### Provided material

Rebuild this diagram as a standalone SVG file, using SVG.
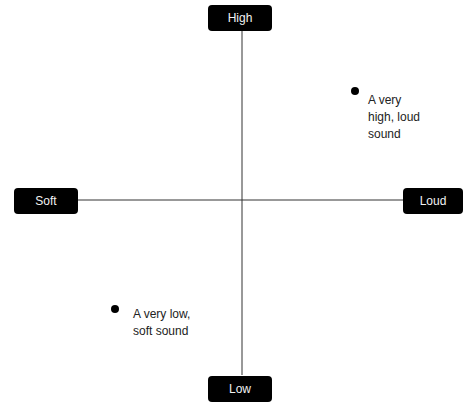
<svg xmlns="http://www.w3.org/2000/svg" width="465" height="405" viewBox="0 0 465 405">
<style>
.box{fill:#000;}
.lbl{font-family:"Liberation Sans",Arial,sans-serif;font-size:12px;fill:#f2f2f2;text-anchor:middle;}
.txt{font-family:"Liberation Sans",Arial,sans-serif;font-size:12px;fill:#222;}
.ax{stroke:#333;stroke-width:1;fill:none;}
</style>
<rect width="465" height="405" fill="#fff"/>
<g id="connectors">
<line class="ax" x1="242" y1="31" x2="242" y2="375"/>
<line class="ax" x1="78" y1="200" x2="403" y2="200"/>
</g>
<g id="high"><rect class="box" x="208" y="5" width="64" height="26" rx="4"/><text class="lbl" x="240" y="22">High</text></g>
<g id="low"><rect class="box" x="208" y="376" width="64" height="26" rx="4"/><text class="lbl" x="240" y="393">Low</text></g>
<g id="soft"><rect class="box" x="14" y="188" width="64" height="26" rx="4"/><text class="lbl" x="46" y="205">Soft</text></g>
<g id="loud"><rect class="box" x="403" y="188" width="60" height="26" rx="4"/><text class="lbl" x="433" y="205">Loud</text></g>
<g id="point-high">
<circle cx="355" cy="91" r="4" fill="#000"/>
<text class="txt" x="368" y="104">A very</text>
<text class="txt" x="368" y="121">high, loud</text>
<text class="txt" x="368" y="138">sound</text>
</g>
<g id="point-low">
<circle cx="115" cy="309" r="4" fill="#000"/>
<text class="txt" x="133" y="318">A very low,</text>
<text class="txt" x="133" y="335">soft sound</text>
</g>
</svg>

######

What you need to do
Omit the pictures and output all of the other material exactly.

Written solution
Rebuild this diagram as a standalone SVG file, using SVG.
<svg xmlns="http://www.w3.org/2000/svg" width="465" height="405" viewBox="0 0 465 405">
<style>
.box{fill:#000;}
.lbl{font-family:"Liberation Sans",Arial,sans-serif;font-size:12px;fill:#f2f2f2;text-anchor:middle;}
.txt{font-family:"Liberation Sans",Arial,sans-serif;font-size:12px;fill:#222;}
.ax{stroke:#333;stroke-width:1;fill:none;}
</style>
<rect width="465" height="405" fill="#fff"/>
<g id="connectors">
<line class="ax" x1="242" y1="31" x2="242" y2="375"/>
<line class="ax" x1="78" y1="200" x2="403" y2="200"/>
</g>
<g id="high"><rect class="box" x="208" y="5" width="64" height="26" rx="4"/><text class="lbl" x="240" y="22">High</text></g>
<g id="low"><rect class="box" x="208" y="376" width="64" height="26" rx="4"/><text class="lbl" x="240" y="393">Low</text></g>
<g id="soft"><rect class="box" x="14" y="188" width="64" height="26" rx="4"/><text class="lbl" x="46" y="205">Soft</text></g>
<g id="loud"><rect class="box" x="403" y="188" width="60" height="26" rx="4"/><text class="lbl" x="433" y="205">Loud</text></g>
<g id="point-high">
<circle cx="355" cy="91" r="4" fill="#000"/>
<text class="txt" x="368" y="104">A very</text>
<text class="txt" x="368" y="121">high, loud</text>
<text class="txt" x="368" y="138">sound</text>
</g>
<g id="point-low">
<circle cx="115" cy="309" r="4" fill="#000"/>
<text class="txt" x="133" y="318">A very low,</text>
<text class="txt" x="133" y="335">soft sound</text>
</g>
</svg>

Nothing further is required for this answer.